Nasci em Belmonte, fui para Vitória-ES. em 1964 onde estudei… Em 1969, já na Marinha, cheguei ao Rio de Janeiro; embarcado conheci muitos portos de cidades, que me fascinaram, como Salvador-Ba., Santos-SP.,Itajaí, São Francisco do Sul-SC., Rio Grande, Pelotas-RS., e muitos lugares turísticos desses lugares. Servi à Marinha na Capitania dos Portos no Estado de Minas Gerais em Pirapora e a partir de lá conheci algumas lagoas, coisas lindas de se ver, mas residir em Pirapora, bem pertinho do cais às margens do Rio São Francisco, foi de arrepiar. Lá deixei muitos amigos, com os quais me correspondo. Dalí voltei à Vitória do ES. onde terminei minha carreira, e regressei ao Rio de Janeiro. Tenho mais a falar: Canavieiras sempre foi bonita: meu pai me levou até lá, de canoa para assistir a uma partida, BELMONTE X UM TIME DO LUGAR… Voltarei a Belmonte de automóvel, junto com o amor da minha vida, minha esposa Iapuan Pinheiro: na volta relatarei aqui como foi a viagem. Abraços e muito agradecido pelas fotos que você postou.

Ricardo,
Em outubro-2017 quis conhecer as cidades do extremo sul da Bahia e fiz esse trajeto para chegar a Belmonte, mas não imaginava que a viagem de barco reservaria um visual deslumbrante, 1 hora de puro contato com a natureza. Imperdível! Quando se quer é possível ter turismo com preservação.
Está tudo do jeito que você relatou, Belmonte parada no tempo e Canavieiras bem aconchegante com suas bicicletas.

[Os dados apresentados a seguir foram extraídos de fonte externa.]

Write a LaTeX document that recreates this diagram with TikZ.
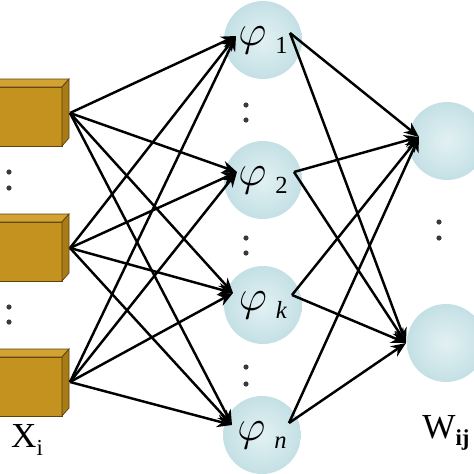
\documentclass[tikz,border=0pt]{standalone}
\usepackage{fontspec}
\setmainfont{Liberation Serif}
\usetikzlibrary{arrows.meta}

\definecolor{goldfront}{HTML}{C4921F}
\definecolor{goldtop}{HTML}{D2A232}
\definecolor{goldside}{HTML}{A97B14}
\definecolor{goldline}{HTML}{5C4210}
\definecolor{ballout}{HTML}{C4E0E5}
\definecolor{ballin}{HTML}{E2F1F3}
\definecolor{dotcol}{HTML}{3A3A3A}

% one gold input box, #1 = top of the front face
\newcommand{\goldbox}[1]{
  \draw[goldline,fill=goldfront] (-10,#1) rectangle (62,{#1+59});
  \draw[goldline,fill=goldtop] (-10,#1) -- (62,#1) -- (69,{#1-8}) -- (-3,{#1-8}) -- cycle;
  \draw[goldline,fill=goldside] (62,#1) -- (69,{#1-8}) -- (69,{#1+51}) -- (62,{#1+59}) -- cycle;
}
\newcommand{\phisym}{\fontsize{23}{23}\selectfont$\varphi$}
\newcommand{\phisub}[1]{\hspace{5pt}\raisebox{-5pt}{\fontsize{14}{14}\selectfont #1}}

\tikzset{
  ball/.style={circle,minimum size=1.56cm,inner sep=0pt,
    inner color=ballin,outer color=ballout},
  link/.style={line width=1.4pt,->},
  dotmark/.style={fill=dotcol}
}

\begin{document}
\begin{tikzpicture}[x=0.02cm,y=-0.02cm,>={Stealth[length=8.5pt,width=7pt]}]
\clip (0,0) rectangle (474,474);

% input boxes
\goldbox{87}
\goldbox{222}
\goldbox{357}
\coordinate (x1) at (70,113);
\coordinate (x2) at (70,248);
\coordinate (x3) at (70,382);

% hidden layer
\node[ball] (h1) at (263,40) {\phisym\phisub{1}};
\node[ball] (h2) at (263,180) {\phisym\phisub{2}};
\node[ball] (h3) at (263,305) {\phisym\phisub{\textit{k}}};
\node[ball] (h4) at (262,435) {\phisym\phisub{\textit{n}}};
\coordinate (h1in) at (236,36);  \coordinate (h1out) at (290,33);
\coordinate (h2in) at (237,172); \coordinate (h2out) at (294,172);
\coordinate (h3in) at (233,293); \coordinate (h3out) at (292,295);
\coordinate (h4in) at (232,425); \coordinate (h4out) at (289,423);

% output layer
\node[ball] (o1) at (447,141) {};
\node[ball] (o2) at (446,343) {};
\coordinate (o1in) at (419,137);
\coordinate (o2in) at (406,343);

\foreach \i in {1,2,3}
  \foreach \j in {1,2,3,4}
    \draw[link] (x\i) -- (h\j in);
\foreach \j in {1,2,3,4}
  \foreach \k in {1,2}
    \draw[link] (h\j out) -- (o\k in);

% dots
\foreach \p in {(9,172),(9,188),(9,307),(9,322),
  (246,105),(246,120),(246,238),(246,253),(246,367),(246,384),
  (439,222),(439,238)}
  \fill[dotmark] \p circle (2.6);

\node (xlab) at (27,440) {\fontsize{20}{20}\selectfont X\raisebox{-4pt}{\fontsize{13}{13}\selectfont i}};
\node (wlab) at (446,433) {\fontsize{20}{20}\selectfont W\raisebox{-4pt}{\fontsize{13}{13}\selectfont\textbf{ij}}};

\end{tikzpicture}
\end{document}
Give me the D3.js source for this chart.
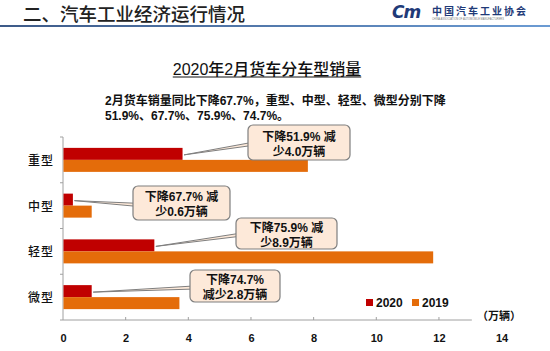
<!DOCTYPE html>
<html>
<head>
<meta charset="utf-8">
<script src="https://cdn.jsdelivr.net/npm/d3@7"></script>
<style>
  body { margin: 0; background: #fff; }
  svg { display: block; }
  text { font-family: "Liberation Sans", Arial, "Noto Sans CJK SC", sans-serif; }
</style>
</head>
<body>
<div id="chart"></div>
<script>
// chart values
const categories = ['重型', '中型', '轻型', '微型'];
const sales2020 = [3.8, 0.3, 2.9, 0.9];
const sales2019 = [7.8, 0.9, 11.8, 3.7];
const xTicks = [0, 2, 4, 6, 8, 10, 12, 14];
const seriesNames = ['2020', '2019'];
const calloutLines = [
  ['下降51.9% 减', '少4.0万辆'],
  ['下降67.7% 减', '少0.6万辆'],
  ['下降75.9% 减', '少8.9万辆'],
  ['下降74.7%', '减少2.8万辆']
];

// callout box placement (layout only)
const boxes = [
  { x: 248, y: 125, w: 102, h: 35 },
  { x: 133, y: 186, w: 97, h: 34 },
  { x: 236, y: 218, w: 101, h: 31 },
  { x: 190, y: 270, w: 90, h: 32 }
];

const W = 550, H = 351;
const colors = { '2020': '#c00000', '2019': '#e46c0a' };

const svg = d3.select('#chart')
  .append('svg')
  .attr('width', W)
  .attr('height', H);

// header
const defs = svg.append('defs');
const grad = defs.append('linearGradient').attr('id', 'hdr');
grad.append('stop').attr('offset', '0%').attr('stop-color', '#3d5a88');
grad.append('stop').attr('offset', '100%').attr('stop-color', '#6b9bd3');

svg.append('text')
  .attr('x', 23).attr('y', 21)
  .style('font-family', '"Noto Sans CJK SC", sans-serif')
  .style('font-size', '18.5px')
  .style('font-weight', 500)
  .attr('fill', '#222')
  .text('二、汽车工业经济运行情况');

svg.append('rect')
  .attr('x', 0).attr('y', 25)
  .attr('width', W).attr('height', 2)
  .attr('fill', 'url(#hdr)');

// logo
svg.append('text')
  .attr('x', 392).attr('y', 18)
  .style('font-family', '"DejaVu Sans", sans-serif')
  .style('font-size', '17px')
  .style('font-weight', 'bold')
  .style('font-style', 'italic')
  .style('letter-spacing', '-1px')
  .attr('fill', '#1f3a78')
  .text('Cm');

svg.append('text')
  .attr('x', 432).attr('y', 15)
  .style('font-family', '"Noto Sans CJK SC", sans-serif')
  .style('font-size', '10px')
  .style('font-weight', 'bold')
  .style('letter-spacing', '2px')
  .attr('fill', '#1f3a78')
  .text('中国汽车工业协会');

svg.append('text')
  .attr('x', 432).attr('y', 20)
  .style('font-size', '2.6px')
  .attr('fill', '#777')
  .text('CHINA ASSOCIATION OF AUTOMOBILE MANUFACTURERS');

// title
const title = svg.append('text')
  .attr('x', 267).attr('y', 75)
  .attr('text-anchor', 'middle')
  .style('font-size', '16px')
  .style('font-weight', 500)
  .attr('fill', '#111')
  .text('2020年2月货车分车型销量');
const tb = title.node().getBBox();
svg.append('line')
  .attr('x1', tb.x).attr('x2', tb.x + tb.width)
  .attr('y1', 77).attr('y2', 77)
  .attr('stroke', '#111').attr('stroke-width', 1);

// subtitle
const sub = svg.append('text')
  .style('font-size', '12px')
  .style('font-weight', 'bold')
  .attr('fill', '#111');
sub.append('tspan').attr('x', 105).attr('y', 105)
  .text('2月货车销量同比下降67.7%，重型、中型、轻型、微型分别下降');
sub.append('tspan').attr('x', 105).attr('y', 120)
  .text('51.9%、67.7%、75.9%、74.7%。');

// scales
const x = d3.scaleLinear().domain([0, 14]).range([63, 501.6]);
const y = d3.scaleBand().domain(categories).range([137, 320]);
const barH = 12;

const axisColor = '#a0a0a0';

// y axis
svg.append('line')
  .attr('x1', x(0)).attr('x2', x(0))
  .attr('y1', y.range()[0]).attr('y2', y.range()[1])
  .attr('stroke', axisColor);
svg.selectAll('.ytick')
  .data(categories.concat(['end']))
  .enter().append('line')
  .attr('x1', x(0) - 3).attr('x2', x(0))
  .attr('y1', (d, i) => y.range()[0] + i * y.step())
  .attr('y2', (d, i) => y.range()[0] + i * y.step())
  .attr('stroke', axisColor);

svg.selectAll('.ylab')
  .data(categories)
  .enter().append('text')
  .attr('x', 28)
  .attr('y', d => y(d) + y.bandwidth() / 2 + 5)
  .style('font-family', '"Noto Sans CJK SC", sans-serif')
  .style('font-size', '12px')
  .style('font-weight', 500)
  .style('letter-spacing', '1px')
  .attr('fill', '#111')
  .text(d => d);

// x axis
const xAxis = d3.axisBottom(x)
  .tickValues(xTicks)
  .tickSize(0)
  .tickPadding(14)
  .tickFormat(d3.format('d'));

const gx = svg.append('g')
  .attr('transform', `translate(0, ${y.range()[1]})`)
  .call(xAxis);
gx.select('.domain').remove();
gx.selectAll('text')
  .style('font-size', '11px')
  .style('font-weight', 'bold')
  .style('font-family', '"Liberation Sans", Arial, sans-serif')
  .attr('fill', '#111');

svg.append('line')
  .attr('x1', x(0)).attr('x2', x(13.05))
  .attr('y1', y.range()[1]).attr('y2', y.range()[1])
  .attr('stroke', axisColor);
svg.selectAll('.xtick')
  .data(xTicks.filter(d => d > 0 && d < 14))
  .enter().append('line')
  .attr('x1', d => x(d)).attr('x2', d => x(d))
  .attr('y1', y.range()[1] - 3).attr('y2', y.range()[1])
  .attr('stroke', axisColor);

svg.append('text')
  .attr('x', 477).attr('y', 320)
  .style('font-size', '11px')
  .style('font-weight', 'bold')
  .style('font-family', '"Noto Sans CJK SC", sans-serif')
  .attr('fill', '#111')
  .text('（万辆）');

// bars
const rows = categories.map((c, i) => ({ cat: c, v2020: sales2020[i], v2019: sales2019[i] }));
const mid = d => y(d.cat) + y.bandwidth() / 2;

svg.selectAll('.bar2020')
  .data(rows)
  .enter().append('rect')
  .attr('x', x(0) + 0.5)
  .attr('y', d => mid(d) - barH)
  .attr('width', d => x(d.v2020) - x(0))
  .attr('height', barH)
  .attr('fill', colors['2020']);

svg.selectAll('.bar2019')
  .data(rows)
  .enter().append('rect')
  .attr('x', x(0) + 0.5)
  .attr('y', d => mid(d))
  .attr('width', d => x(d.v2019) - x(0))
  .attr('height', barH)
  .attr('fill', colors['2019']);

// callouts
const callouts = svg.selectAll('.callout')
  .data(rows)
  .enter().append('g');

callouts.append('path')
  .attr('d', (d, i) => {
    const b = boxes[i];
    const tx = x(d.v2020) + 2, ty = mid(d) - barH / 2 + 1;
    const by = b.y + b.h * 0.55;
    return `M${tx},${ty}L${b.x + 2},${by - 1.5}L${b.x + 2},${by + 1.5}Z`;
  })
  .attr('fill', '#fde9d9')
  .attr('stroke', '#7f7f7f')
  .attr('stroke-width', 1);

callouts.append('rect')
  .attr('x', (d, i) => boxes[i].x)
  .attr('y', (d, i) => boxes[i].y)
  .attr('width', (d, i) => boxes[i].w)
  .attr('height', (d, i) => boxes[i].h)
  .attr('rx', 5)
  .attr('fill', '#fde9d9')
  .attr('stroke', '#7f7f7f')
  .attr('stroke-width', 1.2);

callouts.append('text')
  .attr('text-anchor', 'middle')
  .style('font-size', '12px')
  .style('font-weight', 'bold')
  .attr('fill', '#111')
  .each(function (d, i) {
    const b = boxes[i];
    const t = d3.select(this);
    calloutLines[i].forEach((line, j) => {
      t.append('tspan')
        .attr('x', b.x + b.w / 2)
        .attr('y', b.y + b.h / 2 - 2 + j * 15)
        .text(line);
    });
  });

// legend
const legend = svg.append('g').attr('transform', 'translate(366, 299)');
seriesNames.forEach((name, i) => {
  const g = legend.append('g').attr('transform', `translate(${i * 46}, 0)`);
  g.append('rect')
    .attr('width', 7).attr('height', 7)
    .attr('fill', colors[name]);
  g.append('text')
    .attr('x', 10).attr('y', 8)
    .style('font-size', '12px')
    .style('font-weight', 'bold')
    .attr('fill', '#111')
    .text(name);
});
</script>
</body>
</html>
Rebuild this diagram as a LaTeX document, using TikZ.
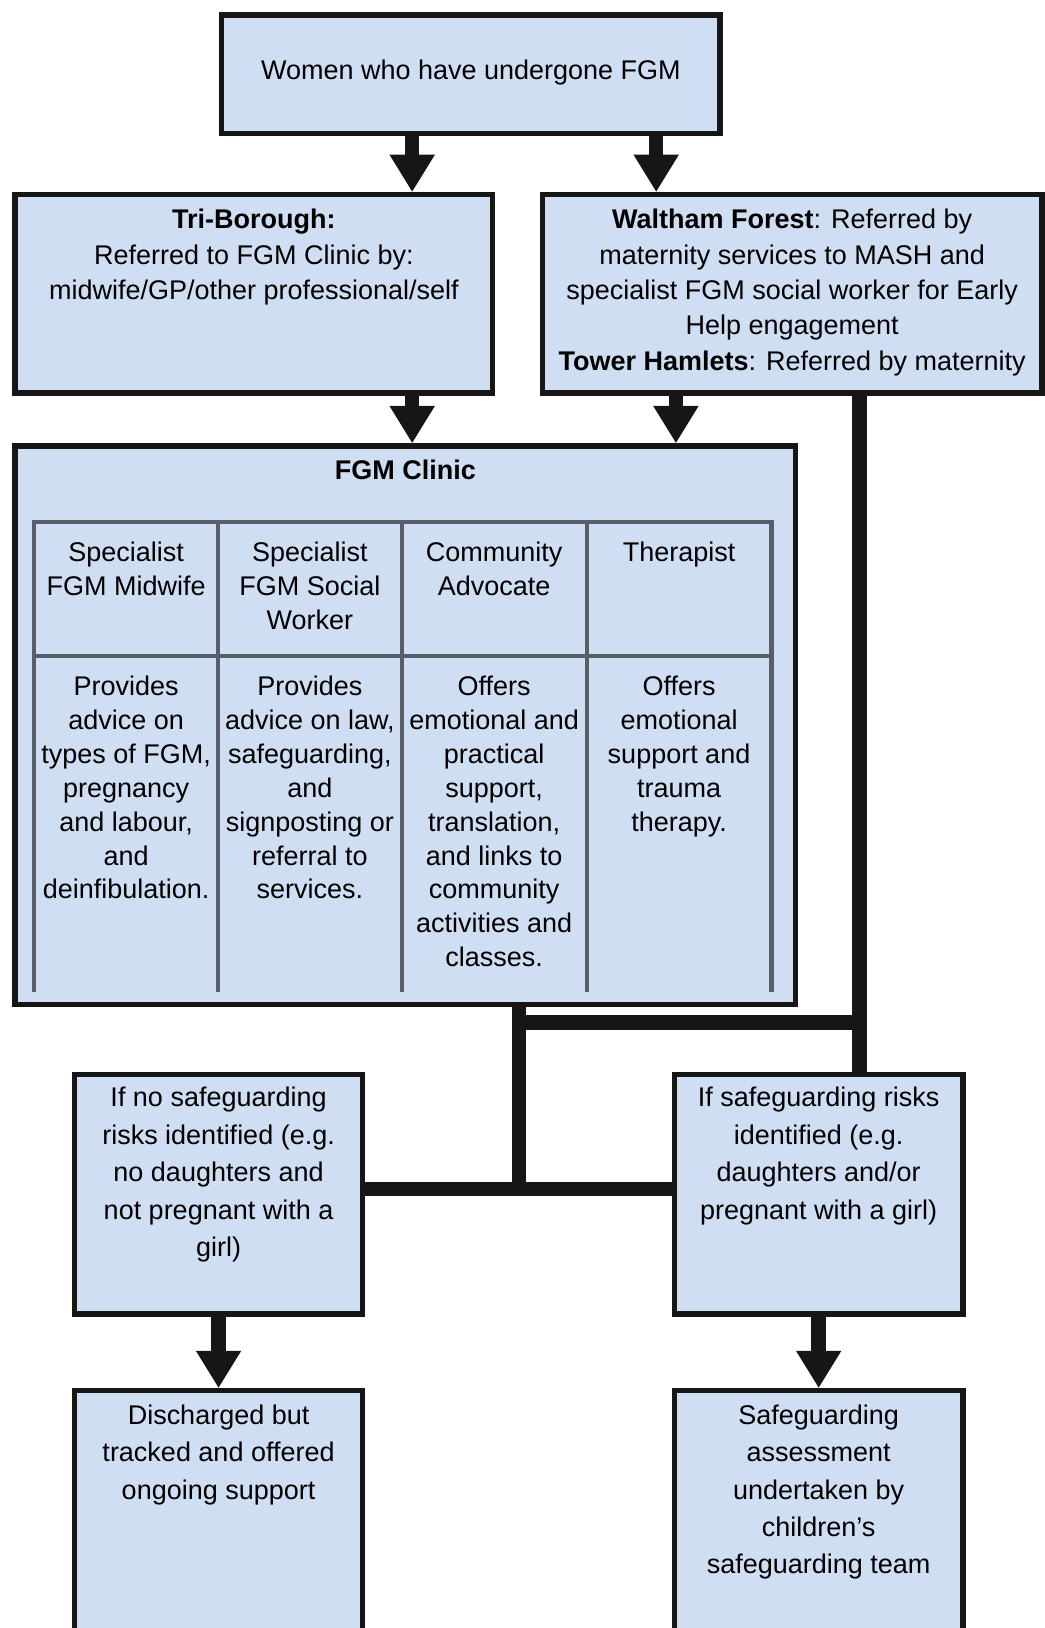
\documentclass[tikz,border=0pt]{standalone}
\usepackage{fontspec}
\setmainfont{Liberation Sans}
\usetikzlibrary{arrows.meta}
\definecolor{boxblue}{RGB}{208,222,243}
\definecolor{ink}{RGB}{22,22,22}
\definecolor{rulegray}{RGB}{88,93,104}
\tikzstyle{box}=[draw=ink, fill=boxblue, line width=2.5pt, inner sep=0pt, anchor=north west]
\tikzstyle{cell}=[inner sep=0pt, anchor=north, align=center, font=\fontsize{13}{16.3}\selectfont]
\tikzset{flow/.style={draw=ink, line width=7pt, -{Triangle[width=20.5pt,length=18pt]}},
  link/.style={draw=ink, line width=7pt},
  tablerule/.style={draw=rulegray, line width=2pt}}
\newcommand{\boxtxt}[5][4.6pt]{\parbox[c][#3][t]{#2}{\centering\fontsize{13}{#4}\selectfont\vspace*{#1}\strut #5}}

\begin{document}
\begin{tikzpicture}[x=0.5pt, y=-0.5pt]
  \useasboundingbox (0,0) rectangle (1006,1568);

  \node[box] (women) at (211,12) {\boxtxt[19.3pt]{240pt}{57pt}{17pt}{Women who have undergone FGM}};
  \node[box] (tri) at (12,185) {\boxtxt{230pt}{95.5pt}{17pt}{\textbf{Tri-Borough:}\\Referred to FGM Clinic by:\\midwife/GP/other professional/self}};
  \node[box] (wf) at (520,185) {\boxtxt{240.5pt}{95.5pt}{17pt}{\textbf{Waltham Forest}: Referred by\\maternity services to MASH and\\specialist FGM social worker for Early\\Help engagement\\\textbf{Tower Hamlets}: Referred by maternity}};
  \node[box] (clinic) at (12,427) {\boxtxt[4.2pt]{376pt}{269pt}{17pt}{\textbf{FGM Clinic}}};
  \node[box] (nosafe) at (69,1032) {\boxtxt[3.2pt]{139pt}{115.5pt}{18pt}{If no safeguarding\\risks identified (e.g.\\no daughters and\\not pregnant with a\\girl)}};
  \node[box] (safe) at (647,1032) {\boxtxt[3.2pt]{139pt}{115.5pt}{18pt}{If safeguarding risks\\identified (e.g.\\daughters and/or\\pregnant with a girl)}};
  \node[box] (disch) at (69,1337) {\boxtxt[3.6pt]{139pt}{125pt}{18pt}{Discharged but\\tracked and offered\\ongoing support}};
  \node[box] (assess) at (647,1337) {\boxtxt[3.6pt]{139pt}{125pt}{18pt}{Safeguarding\\assessment\\undertaken by\\children’s\\safeguarding team}};

  \draw[tablerule] (33,955) -- (33,503) -- (743,503) -- (743,955);
  \draw[tablerule] (33,632) -- (743,632);
  \foreach \x in {210,387,565}
    \draw[tablerule] (\x,503) -- (\x,955);

  \node[cell] (midwife) at (121.5,518) {\strut Specialist\\FGM Midwife};
  \node[cell] (social) at (298.5,518) {\strut Specialist\\FGM Social\\Worker};
  \node[cell] (advocate) at (476,518) {\strut Community\\Advocate};
  \node[cell] (therapist) at (654,518) {\strut Therapist};
  \node[cell] (midwifetxt) at (121.5,647) {\strut Provides\\advice on\\types of FGM,\\pregnancy\\and labour,\\and\\deinfibulation.};
  \node[cell] (socialtxt) at (298.5,647) {\strut Provides\\advice on law,\\safeguarding,\\and\\signposting or\\referral to\\services.};
  \node[cell] (advocatetxt) at (476,647) {\strut Offers\\emotional and\\practical\\support,\\translation,\\and links to\\community\\activities and\\classes.};
  \node[cell] (therapisttxt) at (654,647) {\strut Offers\\emotional\\support and\\trauma\\therapy.};

  \coordinate (xa) at (397,0);
  \coordinate (xb) at (632,0);
  \coordinate (xc) at (651,0);
  \coordinate (xd) at (828,0);
  \coordinate (split) at (500,1145);
  \coordinate (knee) at (500,985);

  \draw[flow] (women.south -| xa) -- (tri.north -| xa);
  \draw[flow] (women.south -| xb) -- (wf.north -| xb);
  \draw[flow] (tri.south -| xa) -- (clinic.north -| xa);
  \draw[flow] (wf.south -| xc) -- (clinic.north -| xc);
  \draw[link] (wf.south -| xd) -- (safe.north -| xd);
  \draw[link] (clinic.south -| split) -- (split);
  \draw[link] (nosafe.east |- split) -- (safe.west |- split);
  \draw[link, line cap=rect] (knee) -- (knee -| xd);
  \draw[flow] (nosafe.south) -- (disch.north);
  \draw[flow] (safe.south) -- (assess.north);
\end{tikzpicture}
\end{document}
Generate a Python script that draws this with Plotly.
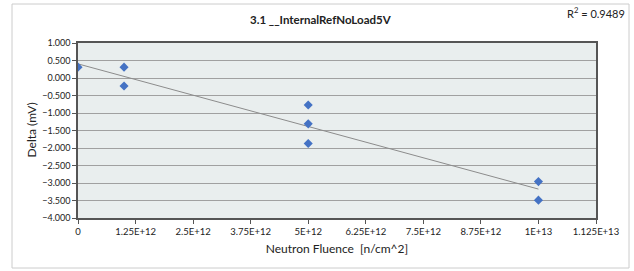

Pô, bacana sua descritiva…. me levou a um passado MARAVILHOSO, onde eu e esposa ficamos sete dias hospedados em Cabrália, e como estávamos de carro batemos no Quadrado, Beco das cores, praias de arraial, uma de Cabrália mas na boa, o role a Santo André da Bahia, Belmonte e Guaiú, nos marcaram demais….. Se é looooooko, quanta energia em uma simplicidade GOSTOSA!!! Abraço…

Belmonte é uma cidade simpaticíssima.
O passeio até Canavieiras é um dos passeios de barco mais legais que já fiz.
A ida até a Barra do Peso, partindo de Belmonte, também é incrível. Quando chega perto do mar, a água fica azul escura. A viagem pelo rio leva a uma praia deserta. Recomendo, mas tem que levar tudo, inclusive água!